● **To be done**: From the listing below, copy only the lines from the line that contains "Recreate this image" to the line that contains "plt.rcParams['axes.unicode_minus'] = False", counting those two lines as part of the copy.

● **Dataset rows**:
·····
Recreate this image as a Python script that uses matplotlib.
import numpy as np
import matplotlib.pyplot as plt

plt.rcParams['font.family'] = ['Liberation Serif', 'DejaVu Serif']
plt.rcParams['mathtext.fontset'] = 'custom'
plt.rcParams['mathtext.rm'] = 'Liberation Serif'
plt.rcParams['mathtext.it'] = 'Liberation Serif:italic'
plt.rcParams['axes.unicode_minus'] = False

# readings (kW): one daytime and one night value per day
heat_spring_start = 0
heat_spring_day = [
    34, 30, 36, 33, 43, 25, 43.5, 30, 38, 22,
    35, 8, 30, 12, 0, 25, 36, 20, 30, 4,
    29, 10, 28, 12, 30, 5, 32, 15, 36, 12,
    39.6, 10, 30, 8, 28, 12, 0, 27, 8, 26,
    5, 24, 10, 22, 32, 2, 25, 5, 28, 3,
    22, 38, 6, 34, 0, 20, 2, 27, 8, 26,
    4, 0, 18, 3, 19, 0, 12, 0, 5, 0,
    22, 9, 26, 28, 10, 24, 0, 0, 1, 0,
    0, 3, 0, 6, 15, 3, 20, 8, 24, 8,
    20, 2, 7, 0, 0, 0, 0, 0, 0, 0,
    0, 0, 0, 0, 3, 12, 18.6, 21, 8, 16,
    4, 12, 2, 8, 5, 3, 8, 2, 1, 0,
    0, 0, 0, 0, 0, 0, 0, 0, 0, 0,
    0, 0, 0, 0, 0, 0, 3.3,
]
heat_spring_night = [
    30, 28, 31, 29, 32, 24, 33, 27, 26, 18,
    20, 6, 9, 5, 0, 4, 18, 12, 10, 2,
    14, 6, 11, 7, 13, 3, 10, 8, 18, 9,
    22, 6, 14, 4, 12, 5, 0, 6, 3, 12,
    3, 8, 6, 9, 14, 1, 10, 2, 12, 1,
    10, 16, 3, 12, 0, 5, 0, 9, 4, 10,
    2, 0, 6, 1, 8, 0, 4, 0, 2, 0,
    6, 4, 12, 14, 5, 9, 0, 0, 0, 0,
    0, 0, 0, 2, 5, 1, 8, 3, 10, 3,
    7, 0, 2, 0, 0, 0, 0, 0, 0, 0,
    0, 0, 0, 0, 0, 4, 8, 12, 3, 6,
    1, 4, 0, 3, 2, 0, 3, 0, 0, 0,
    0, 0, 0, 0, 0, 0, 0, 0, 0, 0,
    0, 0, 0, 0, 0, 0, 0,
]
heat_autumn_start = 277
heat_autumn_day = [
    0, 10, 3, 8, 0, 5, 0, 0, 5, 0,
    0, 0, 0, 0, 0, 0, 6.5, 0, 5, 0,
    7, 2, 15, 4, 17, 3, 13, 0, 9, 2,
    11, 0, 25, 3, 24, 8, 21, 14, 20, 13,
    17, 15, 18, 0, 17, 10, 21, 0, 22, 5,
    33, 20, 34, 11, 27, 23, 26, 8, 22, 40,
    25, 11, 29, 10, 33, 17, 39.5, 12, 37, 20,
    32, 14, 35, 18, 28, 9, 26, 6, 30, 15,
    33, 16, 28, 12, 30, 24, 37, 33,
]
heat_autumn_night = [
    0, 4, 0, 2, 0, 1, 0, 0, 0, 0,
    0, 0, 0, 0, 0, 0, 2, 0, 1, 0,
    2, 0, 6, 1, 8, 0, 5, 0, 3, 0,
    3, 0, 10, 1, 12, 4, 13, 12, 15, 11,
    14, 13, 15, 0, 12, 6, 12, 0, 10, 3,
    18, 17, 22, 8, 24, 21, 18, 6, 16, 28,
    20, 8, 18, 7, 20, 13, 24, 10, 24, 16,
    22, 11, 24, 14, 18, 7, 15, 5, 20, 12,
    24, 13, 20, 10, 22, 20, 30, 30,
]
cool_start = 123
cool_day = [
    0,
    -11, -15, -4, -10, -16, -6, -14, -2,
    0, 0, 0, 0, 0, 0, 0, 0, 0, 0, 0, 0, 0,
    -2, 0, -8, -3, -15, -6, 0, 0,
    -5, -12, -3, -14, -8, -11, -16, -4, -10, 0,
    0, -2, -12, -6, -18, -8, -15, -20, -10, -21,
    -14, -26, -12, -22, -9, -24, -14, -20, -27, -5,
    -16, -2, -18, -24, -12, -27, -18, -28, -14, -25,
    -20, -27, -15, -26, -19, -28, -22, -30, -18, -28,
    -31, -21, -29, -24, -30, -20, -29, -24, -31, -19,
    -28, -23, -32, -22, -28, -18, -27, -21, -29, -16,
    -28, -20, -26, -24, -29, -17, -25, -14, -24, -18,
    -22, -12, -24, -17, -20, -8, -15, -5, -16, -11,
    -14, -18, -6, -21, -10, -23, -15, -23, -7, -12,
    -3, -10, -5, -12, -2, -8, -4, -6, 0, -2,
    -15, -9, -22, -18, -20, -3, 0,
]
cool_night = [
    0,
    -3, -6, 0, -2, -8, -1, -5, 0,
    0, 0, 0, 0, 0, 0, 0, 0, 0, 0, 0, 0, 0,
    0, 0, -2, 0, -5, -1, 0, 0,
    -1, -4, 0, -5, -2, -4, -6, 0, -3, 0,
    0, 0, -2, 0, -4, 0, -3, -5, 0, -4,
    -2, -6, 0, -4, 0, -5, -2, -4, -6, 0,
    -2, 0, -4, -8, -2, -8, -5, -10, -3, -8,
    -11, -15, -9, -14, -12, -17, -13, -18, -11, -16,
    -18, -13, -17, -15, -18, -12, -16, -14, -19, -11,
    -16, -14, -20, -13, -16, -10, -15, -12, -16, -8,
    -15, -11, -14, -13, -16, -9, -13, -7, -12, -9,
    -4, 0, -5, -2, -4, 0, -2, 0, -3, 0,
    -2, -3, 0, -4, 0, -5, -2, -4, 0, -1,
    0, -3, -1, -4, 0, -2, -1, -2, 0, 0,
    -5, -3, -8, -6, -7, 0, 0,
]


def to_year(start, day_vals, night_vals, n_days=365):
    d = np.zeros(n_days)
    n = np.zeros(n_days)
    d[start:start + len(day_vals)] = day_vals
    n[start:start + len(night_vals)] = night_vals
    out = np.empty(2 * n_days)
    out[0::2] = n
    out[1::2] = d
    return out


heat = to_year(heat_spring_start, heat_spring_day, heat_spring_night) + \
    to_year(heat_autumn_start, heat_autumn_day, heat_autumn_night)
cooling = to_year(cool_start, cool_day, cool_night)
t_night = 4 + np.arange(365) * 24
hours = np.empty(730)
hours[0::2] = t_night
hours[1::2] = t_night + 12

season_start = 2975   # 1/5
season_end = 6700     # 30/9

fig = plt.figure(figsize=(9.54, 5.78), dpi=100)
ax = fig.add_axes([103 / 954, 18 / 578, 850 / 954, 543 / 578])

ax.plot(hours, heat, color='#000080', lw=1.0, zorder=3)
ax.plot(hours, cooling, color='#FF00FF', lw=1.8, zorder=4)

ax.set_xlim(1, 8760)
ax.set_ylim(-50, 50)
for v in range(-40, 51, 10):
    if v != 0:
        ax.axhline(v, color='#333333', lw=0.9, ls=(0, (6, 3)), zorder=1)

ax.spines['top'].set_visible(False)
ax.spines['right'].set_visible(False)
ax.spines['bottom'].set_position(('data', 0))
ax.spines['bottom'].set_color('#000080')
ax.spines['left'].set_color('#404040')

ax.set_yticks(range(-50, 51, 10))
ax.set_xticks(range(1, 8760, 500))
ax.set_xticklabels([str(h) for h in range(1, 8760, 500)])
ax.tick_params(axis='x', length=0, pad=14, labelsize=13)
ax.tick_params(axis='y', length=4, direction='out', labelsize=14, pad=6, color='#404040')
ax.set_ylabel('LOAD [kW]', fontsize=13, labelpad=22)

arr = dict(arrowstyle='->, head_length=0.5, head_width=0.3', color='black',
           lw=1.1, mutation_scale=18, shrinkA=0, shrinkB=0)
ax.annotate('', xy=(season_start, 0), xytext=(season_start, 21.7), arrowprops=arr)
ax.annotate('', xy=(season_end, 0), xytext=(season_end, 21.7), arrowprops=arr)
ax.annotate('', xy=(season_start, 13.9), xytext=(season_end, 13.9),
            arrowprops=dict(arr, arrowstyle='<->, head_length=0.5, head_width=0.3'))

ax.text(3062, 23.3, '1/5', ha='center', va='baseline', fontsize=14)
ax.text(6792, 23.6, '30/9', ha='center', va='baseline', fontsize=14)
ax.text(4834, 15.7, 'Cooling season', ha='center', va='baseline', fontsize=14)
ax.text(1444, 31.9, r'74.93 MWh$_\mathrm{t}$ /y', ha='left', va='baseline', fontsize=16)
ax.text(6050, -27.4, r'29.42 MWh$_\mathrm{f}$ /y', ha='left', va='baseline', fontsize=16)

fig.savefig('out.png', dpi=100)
·····
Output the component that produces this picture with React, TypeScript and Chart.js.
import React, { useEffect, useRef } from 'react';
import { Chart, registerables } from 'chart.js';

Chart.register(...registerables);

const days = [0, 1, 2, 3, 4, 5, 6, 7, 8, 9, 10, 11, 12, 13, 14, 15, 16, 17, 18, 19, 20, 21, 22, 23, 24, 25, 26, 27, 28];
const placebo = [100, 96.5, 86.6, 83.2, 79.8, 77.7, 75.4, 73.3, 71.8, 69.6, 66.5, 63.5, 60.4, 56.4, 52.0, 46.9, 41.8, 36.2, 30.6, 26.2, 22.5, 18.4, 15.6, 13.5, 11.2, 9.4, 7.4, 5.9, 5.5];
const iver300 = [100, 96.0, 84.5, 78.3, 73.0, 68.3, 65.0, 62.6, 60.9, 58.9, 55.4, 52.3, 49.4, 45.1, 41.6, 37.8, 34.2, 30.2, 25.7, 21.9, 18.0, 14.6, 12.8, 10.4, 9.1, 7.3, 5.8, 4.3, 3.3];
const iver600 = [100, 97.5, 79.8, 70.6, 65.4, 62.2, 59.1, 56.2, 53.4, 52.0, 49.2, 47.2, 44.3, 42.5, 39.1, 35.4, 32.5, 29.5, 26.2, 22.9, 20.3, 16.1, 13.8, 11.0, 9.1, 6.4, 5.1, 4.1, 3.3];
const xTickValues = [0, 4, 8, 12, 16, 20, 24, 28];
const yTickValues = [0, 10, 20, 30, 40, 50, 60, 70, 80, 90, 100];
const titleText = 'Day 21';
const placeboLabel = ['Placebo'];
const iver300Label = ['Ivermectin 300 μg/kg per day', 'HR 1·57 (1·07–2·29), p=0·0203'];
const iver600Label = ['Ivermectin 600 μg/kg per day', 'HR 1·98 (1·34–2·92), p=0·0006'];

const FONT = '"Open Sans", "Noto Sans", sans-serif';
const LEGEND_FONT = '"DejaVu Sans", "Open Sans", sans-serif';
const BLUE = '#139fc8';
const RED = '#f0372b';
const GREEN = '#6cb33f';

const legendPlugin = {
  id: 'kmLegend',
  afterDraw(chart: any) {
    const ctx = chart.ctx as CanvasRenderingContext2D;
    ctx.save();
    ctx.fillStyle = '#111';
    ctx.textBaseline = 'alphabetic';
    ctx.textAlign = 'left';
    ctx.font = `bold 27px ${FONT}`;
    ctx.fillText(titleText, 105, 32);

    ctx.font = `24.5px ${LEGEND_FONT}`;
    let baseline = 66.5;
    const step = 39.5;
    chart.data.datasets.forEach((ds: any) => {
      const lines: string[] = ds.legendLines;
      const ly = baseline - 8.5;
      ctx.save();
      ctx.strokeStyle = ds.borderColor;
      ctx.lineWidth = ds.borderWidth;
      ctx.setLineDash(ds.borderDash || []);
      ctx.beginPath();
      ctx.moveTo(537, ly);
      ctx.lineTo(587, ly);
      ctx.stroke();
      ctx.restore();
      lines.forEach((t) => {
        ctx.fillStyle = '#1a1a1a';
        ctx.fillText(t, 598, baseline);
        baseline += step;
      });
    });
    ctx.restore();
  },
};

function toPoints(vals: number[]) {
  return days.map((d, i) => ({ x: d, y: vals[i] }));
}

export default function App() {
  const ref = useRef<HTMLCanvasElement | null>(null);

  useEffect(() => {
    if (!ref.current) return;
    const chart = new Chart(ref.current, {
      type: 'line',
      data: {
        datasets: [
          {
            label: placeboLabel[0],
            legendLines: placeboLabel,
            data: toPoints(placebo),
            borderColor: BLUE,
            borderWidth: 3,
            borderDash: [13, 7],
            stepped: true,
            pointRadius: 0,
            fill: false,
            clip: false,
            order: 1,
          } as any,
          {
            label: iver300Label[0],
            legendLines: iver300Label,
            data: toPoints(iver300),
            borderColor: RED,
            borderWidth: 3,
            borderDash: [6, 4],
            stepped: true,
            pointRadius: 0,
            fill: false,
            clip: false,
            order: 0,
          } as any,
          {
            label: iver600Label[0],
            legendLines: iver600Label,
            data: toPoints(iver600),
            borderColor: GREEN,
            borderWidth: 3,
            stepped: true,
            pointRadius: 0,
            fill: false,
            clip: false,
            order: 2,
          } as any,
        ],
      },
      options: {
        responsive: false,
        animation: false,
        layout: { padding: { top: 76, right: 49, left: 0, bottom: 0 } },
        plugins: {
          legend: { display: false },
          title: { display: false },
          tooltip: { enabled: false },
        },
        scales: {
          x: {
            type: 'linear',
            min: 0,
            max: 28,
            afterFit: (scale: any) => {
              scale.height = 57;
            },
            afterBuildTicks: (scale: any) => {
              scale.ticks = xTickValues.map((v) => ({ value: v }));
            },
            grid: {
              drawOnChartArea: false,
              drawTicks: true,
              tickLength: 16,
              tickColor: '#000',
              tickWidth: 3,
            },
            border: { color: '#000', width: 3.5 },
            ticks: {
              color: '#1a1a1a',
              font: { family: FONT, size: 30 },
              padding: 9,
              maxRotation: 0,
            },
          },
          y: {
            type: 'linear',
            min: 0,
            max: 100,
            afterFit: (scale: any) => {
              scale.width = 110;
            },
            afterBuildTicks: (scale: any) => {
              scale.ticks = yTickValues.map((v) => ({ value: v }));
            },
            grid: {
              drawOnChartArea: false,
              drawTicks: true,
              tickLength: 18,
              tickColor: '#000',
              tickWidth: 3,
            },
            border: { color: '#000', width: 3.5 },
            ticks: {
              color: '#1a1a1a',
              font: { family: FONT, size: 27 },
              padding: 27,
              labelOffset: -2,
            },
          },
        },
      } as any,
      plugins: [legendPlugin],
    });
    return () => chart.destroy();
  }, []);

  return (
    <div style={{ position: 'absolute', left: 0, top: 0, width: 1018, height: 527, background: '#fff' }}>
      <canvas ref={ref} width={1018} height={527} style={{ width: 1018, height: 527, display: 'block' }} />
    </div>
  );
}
·····
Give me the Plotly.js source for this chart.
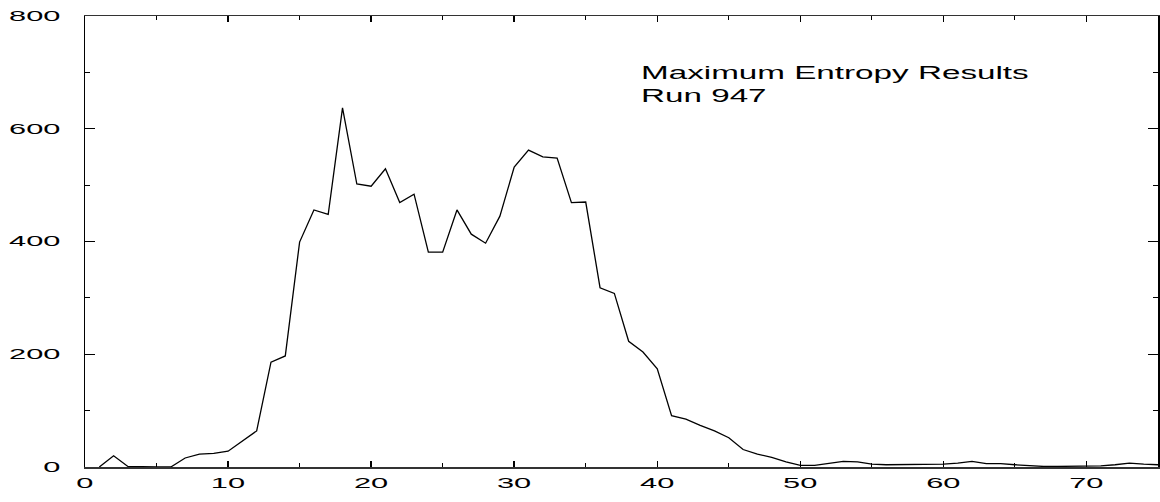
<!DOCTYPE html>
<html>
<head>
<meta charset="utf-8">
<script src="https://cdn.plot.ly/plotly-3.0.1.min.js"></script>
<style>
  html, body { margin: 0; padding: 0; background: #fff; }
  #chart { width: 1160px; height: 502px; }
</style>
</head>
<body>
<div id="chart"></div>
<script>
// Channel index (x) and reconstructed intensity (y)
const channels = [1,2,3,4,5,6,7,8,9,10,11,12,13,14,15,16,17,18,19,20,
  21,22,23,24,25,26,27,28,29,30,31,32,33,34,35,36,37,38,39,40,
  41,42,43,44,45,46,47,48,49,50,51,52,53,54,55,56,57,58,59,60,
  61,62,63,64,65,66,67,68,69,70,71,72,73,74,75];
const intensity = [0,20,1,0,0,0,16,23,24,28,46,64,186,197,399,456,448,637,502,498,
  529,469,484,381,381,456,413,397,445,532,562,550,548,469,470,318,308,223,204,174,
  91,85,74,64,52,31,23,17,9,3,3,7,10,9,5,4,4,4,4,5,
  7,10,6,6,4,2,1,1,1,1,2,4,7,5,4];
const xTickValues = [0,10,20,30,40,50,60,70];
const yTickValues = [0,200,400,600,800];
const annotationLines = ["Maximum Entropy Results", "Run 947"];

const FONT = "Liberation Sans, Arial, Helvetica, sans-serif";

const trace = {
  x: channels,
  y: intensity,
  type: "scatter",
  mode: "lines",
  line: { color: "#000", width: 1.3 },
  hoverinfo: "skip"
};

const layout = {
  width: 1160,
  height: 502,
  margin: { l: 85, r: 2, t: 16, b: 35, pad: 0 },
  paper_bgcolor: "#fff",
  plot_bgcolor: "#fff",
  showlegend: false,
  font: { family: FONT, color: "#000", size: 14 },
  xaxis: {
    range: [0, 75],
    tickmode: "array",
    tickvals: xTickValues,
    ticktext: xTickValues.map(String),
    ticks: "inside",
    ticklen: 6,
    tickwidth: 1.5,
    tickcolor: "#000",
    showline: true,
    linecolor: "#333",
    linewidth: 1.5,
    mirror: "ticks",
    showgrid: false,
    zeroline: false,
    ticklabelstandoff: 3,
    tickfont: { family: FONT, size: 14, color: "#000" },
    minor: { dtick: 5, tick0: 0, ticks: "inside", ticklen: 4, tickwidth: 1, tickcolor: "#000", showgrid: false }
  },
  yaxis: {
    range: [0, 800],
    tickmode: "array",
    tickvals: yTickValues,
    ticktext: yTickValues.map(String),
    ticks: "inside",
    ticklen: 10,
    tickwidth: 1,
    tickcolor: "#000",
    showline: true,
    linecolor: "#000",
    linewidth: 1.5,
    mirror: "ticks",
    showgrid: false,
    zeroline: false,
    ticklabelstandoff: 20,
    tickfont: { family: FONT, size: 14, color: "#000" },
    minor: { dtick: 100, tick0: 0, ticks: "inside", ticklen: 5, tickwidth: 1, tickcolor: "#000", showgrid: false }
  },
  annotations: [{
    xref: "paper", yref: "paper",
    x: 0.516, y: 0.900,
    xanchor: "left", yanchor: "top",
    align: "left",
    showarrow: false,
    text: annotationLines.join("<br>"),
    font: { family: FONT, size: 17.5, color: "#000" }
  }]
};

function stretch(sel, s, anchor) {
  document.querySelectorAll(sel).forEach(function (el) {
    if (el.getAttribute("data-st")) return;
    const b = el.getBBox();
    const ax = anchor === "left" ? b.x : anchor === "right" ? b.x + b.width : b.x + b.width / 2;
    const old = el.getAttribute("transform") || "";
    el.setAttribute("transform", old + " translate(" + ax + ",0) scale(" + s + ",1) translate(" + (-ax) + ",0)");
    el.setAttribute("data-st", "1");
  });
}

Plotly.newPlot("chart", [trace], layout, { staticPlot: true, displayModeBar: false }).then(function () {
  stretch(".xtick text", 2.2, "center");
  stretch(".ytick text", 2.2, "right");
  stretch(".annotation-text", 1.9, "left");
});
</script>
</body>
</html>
·····
● **Result of this task**:
Recreate this image as a Python script that uses matplotlib.
import numpy as np
import matplotlib.pyplot as plt

plt.rcParams['font.family'] = ['Liberation Serif', 'DejaVu Serif']
plt.rcParams['mathtext.fontset'] = 'custom'
plt.rcParams['mathtext.rm'] = 'Liberation Serif'
plt.rcParams['mathtext.it'] = 'Liberation Serif:italic'
plt.rcParams['axes.unicode_minus'] = False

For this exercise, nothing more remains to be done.